[Records]:
# # # # # # #
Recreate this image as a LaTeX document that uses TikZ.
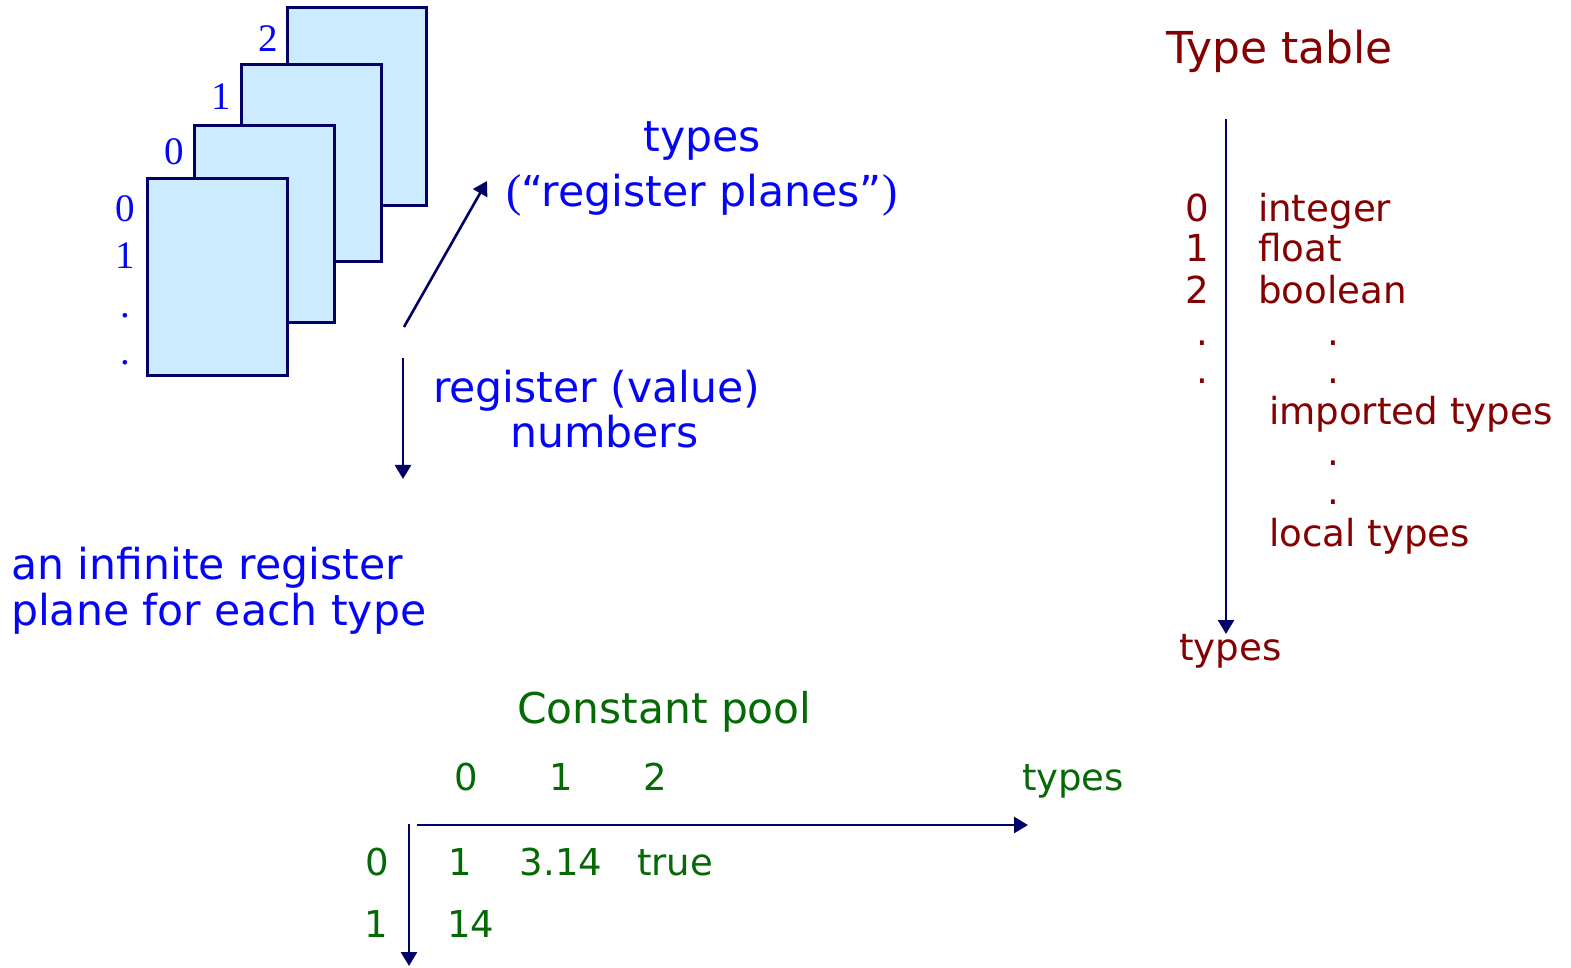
\documentclass[tikz,border=0pt]{standalone}
\usepackage{fontspec}
\setmainfont{DejaVu Sans}
\newfontfamily\numserif{Liberation Serif}
\usetikzlibrary{arrows.meta}

\definecolor{regblue}{HTML}{0505F5}
\definecolor{typered}{HTML}{850000}
\definecolor{poolgreen}{HTML}{056A05}
\definecolor{axisnavy}{HTML}{000066}
\definecolor{sheetfill}{HTML}{CCEBFF}

\newcommand{\serifparen}[1]{{\numserif\fontsize{23pt}{24pt}\selectfont#1}}

\tikzset{
  sheet/.style={draw=axisnavy, fill=sheetfill, line width=1.5pt},
  axisarrow/.style={draw=axisnavy, line width=1.3pt, -{Triangle[length=7pt,width=8pt]}},
  txt/.style={inner sep=0pt, outer sep=0pt, anchor=base},
  txtl/.style={txt, anchor=base west},
  bluetext/.style={text=regblue, font=\fontsize{21.3pt}{23pt}\selectfont},
  serifnum/.style={text=regblue, font=\numserif\fontsize{19.5pt}{21pt}\selectfont},
  redtitle/.style={text=typered, font=\fontsize{22pt}{24pt}\selectfont},
  redtext/.style={text=typered, font=\fontsize{18.6pt}{20pt}\selectfont},
  greentitle/.style={text=poolgreen, font=\fontsize{21.2pt}{23pt}\selectfont},
  greentext/.style={text=poolgreen, font=\fontsize{18.5pt}{20pt}\selectfont},
}

\begin{document}
\begin{tikzpicture}[x=0.5pt, y=-0.5pt]
\useasboundingbox (0,0) rectangle (1571,968);

% stack of register planes, back to front
\filldraw[sheet] (287,8) rectangle (426,206);
\filldraw[sheet] (241,65) rectangle (381,262);
\filldraw[sheet] (194,126) rectangle (334,323);
\filldraw[sheet] (147,179) rectangle (287,376);

% plane numbers
\node[txt, serifnum] (pn2) at (268,52) {2};
\node[txt, serifnum] (pn1) at (221,110) {1};
\node[txt, serifnum] (pn0) at (174,165) {0};

% register numbers down the front plane
\node[txt, serifnum] (rn0) at (125,222) {0};
\node[txt, serifnum] (rn1) at (125,269) {1};
\node[txt, serifnum] (rnd1) at (125,318) {.};
\node[txt, serifnum] (rnd2) at (125,365) {.};

% axes of the plane stack
\coordinate (typesFrom) at (404,327);
\coordinate (typesTo) at (487,181);
\draw[axisarrow] (typesFrom) -- (typesTo);
\coordinate (regFrom) at (403,358);
\coordinate (regTo) at (403,479);
\draw[axisarrow] (regFrom) -- (regTo);

\node[txt, bluetext] (typesLbl) at (702,152) {types};
\node[txt, bluetext] (planesLbl) at (702,207) {\serifparen{(}“register planes”\serifparen{)}};
\node[txtl, bluetext] (regLbl) at (433,403) {register (value)};
\node[txtl, bluetext] (numLbl) at (510,448) {numbers};

\node[txtl, bluetext] (inf1) at (11,580) {an infinite register};
\node[txtl, bluetext] (inf2) at (11,625) {plane for each type};

% type table
\node[txtl, redtitle] (ttTitle) at (1166,64) {Type table};
\coordinate (ttTop) at (1226,119);
\coordinate (ttBot) at (1226,634);
\draw[axisarrow] (ttTop) -- (ttBot);

\node[txt, redtext] (ti0) at (1197,222) {0};
\node[txt, redtext] (ti1) at (1197,262) {1};
\node[txt, redtext] (ti2) at (1197,304) {2};
\node[txt, redtext] (tid1) at (1202,346) {.};
\node[txt, redtext] (tid2) at (1202,384) {.};

\node[txtl, redtext] (tInt) at (1258,222) {integer};
\node[txtl, redtext] (tFloat) at (1258,262) {float};
\node[txtl, redtext] (tBool) at (1258,304) {boolean};
\node[txt, redtext] (td1) at (1333,346) {.};
\node[txt, redtext] (td2) at (1333,384) {.};
\node[txtl, redtext] (tImp) at (1269,425) {imported types};
\node[txt, redtext] (td3) at (1333,466) {.};
\node[txt, redtext] (td4) at (1333,505) {.};
\node[txtl, redtext] (tLoc) at (1269,546) {local types};
\node[txtl, redtext] (tTypes) at (1179,661) {types};

% constant pool
\node[txtl, greentitle] (cpTitle) at (517,723) {Constant pool};
\node[txt, greentext] (ch0) at (466,790) {0};
\node[txt, greentext] (ch1) at (561,790) {1};
\node[txt, greentext] (ch2) at (655,790) {2};
\node[txtl, greentext] (chTypes) at (1022,790) {types};

\coordinate (hFrom) at (417,825);
\coordinate (hTo) at (1028,825);
\draw[axisarrow] (hFrom) -- (hTo);
\coordinate (vFrom) at (409,824);
\coordinate (vTo) at (409,966);
\draw[axisarrow] (vFrom) -- (vTo);

\node[txt, greentext] (cr0) at (377,875) {0};
\node[txt, greentext] (cr1) at (376,937) {1};
\node[txt, greentext] (c00) at (460,875) {1};
\node[txt, greentext] (c01) at (561,875) {3.14};
\node[txt, greentext] (c02) at (675,875) {true};
\node[txt, greentext] (c10) at (471,937) {14};
\end{tikzpicture}
\end{document}
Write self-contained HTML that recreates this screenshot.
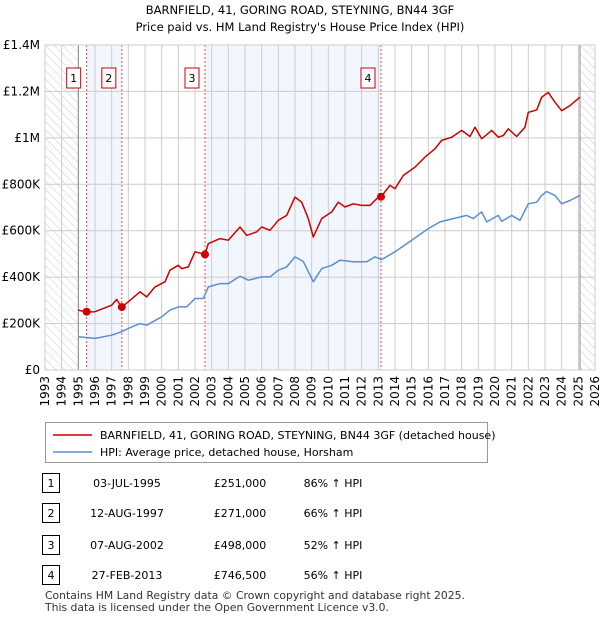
<!DOCTYPE html>
<html><head><meta charset="utf-8"><style>
body{margin:0;background:#fff;font-family:"Liberation Sans","DejaVu Sans",sans-serif;}
#wrap{position:relative;width:600px;height:620px;overflow:hidden;}
svg text{font-family:"DejaVu Sans","Liberation Sans",sans-serif;}
</style></head><body><div id="wrap">
<svg id="chart" width="600" height="620"></svg>
</div>
<script>
const hpiYears=[1995,1996,1997,1997.6,1998,1998.7,1999.1,2000,2000.5,2001,2001.5,2002,2002.5,2002.8,2003.5,2004,2004.7,2005.2,2006,2006.5,2007,2007.5,2008,2008.5,2009.1,2009.6,2010.2,2010.7,2011.5,2012.3,2012.8,2013.2,2014,2015,2016,2016.7,2017.5,2018.3,2018.7,2019.2,2019.5,2020.2,2020.4,2021,2021.5,2022,2022.5,2022.8,2023.1,2023.6,2024,2024.5,2025.1];
const hpiValues=[143,136,150,165,179,200,193,229,258,272,272,308,308,358,372,372,404,387,401,401,430,444,487,468,380,437,451,473,466,466,487,476,509,559,609,638,652,666,652,681,638,666,640,666,645,716,723,752,769,752,716,730,752];
const priceYears=[1995,1995.5,1996,1997,1997.3,1997.6,1998,1998.7,1999.1,1999.6,2000.2,2000.5,2001,2001.2,2001.6,2002,2002.6,2002.8,2003.5,2004,2004.7,2005.1,2005.7,2006,2006.5,2007,2007.5,2008,2008.4,2008.8,2009.1,2009.6,2010.2,2010.6,2011,2011.5,2012,2012.5,2012.9,2013.16,2013.7,2014,2014.5,2015.2,2015.8,2016.4,2016.8,2017.4,2018,2018.5,2018.8,2019.2,2019.8,2020.2,2020.5,2020.8,2021.3,2021.8,2022,2022.5,2022.8,2023.2,2023.6,2024,2024.5,2025.1];
const priceValues=[258,250,251,279,304,271,294,337,315,358,380,430,451,437,444,509,498,544,566,559,616,580,595,616,602,645,666,745,723,652,573,652,681,723,702,716,709,709,738,746,795,781,838,874,917,953,989,1003,1032,1006,1046,996,1032,1003,1010,1039,1006,1046,1110,1120,1175,1196,1153,1117,1139,1175];
const saleYears=[1995.5,1997.61,2002.6,2013.16];
const saleValues=[251,271,498,746.5];
const saleLabels=["1","2","3","4"];
const yTicks=[0,200,400,600,800,1000,1200,1400];
const yTickLabels=["£0","£200K","£400K","£600K","£800K","£1M","£1.2M","£1.4M"];
const xTicks=[];for(let y=1993;y<=2026;y++)xTicks.push(y);
const tableDates=["03-JUL-1995","12-AUG-1997","07-AUG-2002","27-FEB-2013"];
const tablePrices=["£251,000","£271,000","£498,000","£746,500"];
const tablePct=["86% ↑ HPI","66% ↑ HPI","52% ↑ HPI","56% ↑ HPI"];

const NS="http://www.w3.org/2000/svg";
const svg=document.getElementById('chart');
const X0=45,X1=595,Y0=370,Y1=45;
const xs=y=>X0+(y-1993)/(2026-1993)*(X1-X0);
const ys=v=>Y0-v/1400*(Y0-Y1);
function el(t,a,p){const e=document.createElementNS(NS,t);for(const k in a)e.setAttribute(k,a[k]);(p||svg).appendChild(e);return e;}
function tx(s,a,p){const e=el('text',a,p);e.textContent=s;return e;}

const defs=el('defs',{});
const pat=el('pattern',{id:'hatch',width:6,height:6,patternUnits:'userSpaceOnUse',patternTransform:'rotate(-45)'},defs);
el('line',{x1:0,y1:0,x2:0,y2:6,stroke:'#ccc','stroke-width':1},pat);

let t=tx("BARNFIELD, 41, GORING ROAD, STEYNING, BN44 3GF",{x:300,y:14,'text-anchor':'middle','font-size':11.5,fill:'#000'});

t=tx("Price paid vs. HM Land Registry's House Price Index (HPI)",{x:300,y:31,'text-anchor':'middle','font-size':11.5,fill:'#000'});


let r=el('rect',{x:xs(saleYears[0]),y:Y1,width:xs(saleYears[1])-xs(saleYears[0]),height:Y0-Y1,fill:'#f2f6fe'});

r=el('rect',{x:xs(saleYears[2]),y:Y1,width:xs(saleYears[3])-xs(saleYears[2]),height:Y0-Y1,fill:'#f2f6fe'});

r=el('rect',{x:X0,y:Y1,width:xs(1995)-X0,height:Y0-Y1,fill:'url(#hatch)'});

r=el('rect',{x:xs(2025.1),y:Y1,width:X1-xs(2025.1),height:Y0-Y1,fill:'url(#hatch)'});


yTicks.forEach((v,i)=>{
  const l=el('line',{x1:X0,x2:X1,y1:ys(v),y2:ys(v),stroke:'#ccc','stroke-width':1});
  
  const s=tx(yTickLabels[i],{x:X0-5,y:ys(v)+4,'text-anchor':'end','font-size':12,fill:'#000'});
  
});
xTicks.forEach(y=>{
  const l=el('line',{x1:xs(y),x2:xs(y),y1:Y1,y2:Y0,stroke:'#ccc','stroke-width':1});
  
  const s=tx(String(y),{x:0,y:0,'text-anchor':'end','font-size':12,fill:'#000',transform:`translate(${xs(y)+4},${Y0+6}) rotate(-90)`});
  
});
let b=el('line',{x1:xs(1995),x2:xs(1995),y1:Y1,y2:Y0,stroke:'#888'});

b=el('line',{x1:xs(2025.1),x2:xs(2025.1),y1:Y1,y2:Y0,stroke:'#888'});


saleYears.forEach((y,i)=>{
  const l=el('line',{x1:xs(y),x2:xs(y),y1:Y1,y2:Y0,stroke:'#e05050','stroke-dasharray':'2,2','stroke-width':1});
  
  const rr=el('rect',{x:xs(y)-20,y:68,width:14,height:20,fill:'#fff',stroke:'#cc0000'});
  
  tx(saleLabels[i],{x:xs(y)-13,y:82,'text-anchor':'middle','font-size':11,fill:'#000'});
});

function path(yrs,vals,color,name){
  const d=yrs.map((y,i)=>(i?'L':'M')+xs(y).toFixed(1)+','+ys(vals[i]).toFixed(1)).join('');
  const p=el('path',{d,fill:'none',stroke:color,'stroke-width':1.5,'stroke-linejoin':'round'});
  
}
path(hpiYears,hpiValues,'#5b8fd4','hpi-line');
path(priceYears,priceValues,'#cc0000','price-line');
saleYears.forEach((y,i)=>{
  const c=el('circle',{cx:xs(y),cy:ys(saleValues[i]),r:4,fill:'#cc0000'});
  
});
el('rect',{x:X0,y:Y1,width:X1-X0,height:Y0-Y1,fill:'none',stroke:'#ccc'});

const lg=el('g',{});
el('rect',{x:45.5,y:422.5,width:442,height:40,fill:'#fff',stroke:'#999'},lg);
el('line',{x1:53,x2:92,y1:435,y2:435,stroke:'#cc0000','stroke-width':1.5},lg);
let le=tx("BARNFIELD, 41, GORING ROAD, STEYNING, BN44 3GF (detached house)",{x:100,y:439,'font-size':11,fill:'#000'},lg);

el('line',{x1:53,x2:92,y1:452,y2:452,stroke:'#5b8fd4','stroke-width':1.5},lg);
le=tx("HPI: Average price, detached house, Horsham",{x:100,y:456,'font-size':11,fill:'#000'},lg);


const rowsY=[483,513,545,575];
rowsY.forEach((yy,i)=>{
  const g=el('g',{});
  el('rect',{x:42.5,y:yy-9.5,width:17,height:19,fill:'#fff',stroke:'#000'},g);
  tx(saleLabels[i],{x:51,y:yy+4,'text-anchor':'middle','font-size':11},g);
  tx(tableDates[i],{x:127,y:yy+4,'text-anchor':'middle','font-size':11},g);
  tx(tablePrices[i],{x:240,y:yy+4,'text-anchor':'middle','font-size':11},g);
  tx(tablePct[i],{x:333,y:yy+4,'text-anchor':'middle','font-size':11},g);
});
let f=tx("Contains HM Land Registry data © Crown copyright and database right 2025.",{x:45,y:599,'font-size':10.8,fill:'#333'});

f=tx("This data is licensed under the Open Government Licence v3.0.",{x:45,y:611,'font-size':10.8,fill:'#333'});

</script></body></html>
# # # # # # #
[Short task]: In the entries above, find each line with the word "that" and show it.

[Exercise answer]:
Recreate this image as a LaTeX document that uses TikZ.
Write self-contained HTML that recreates this screenshot.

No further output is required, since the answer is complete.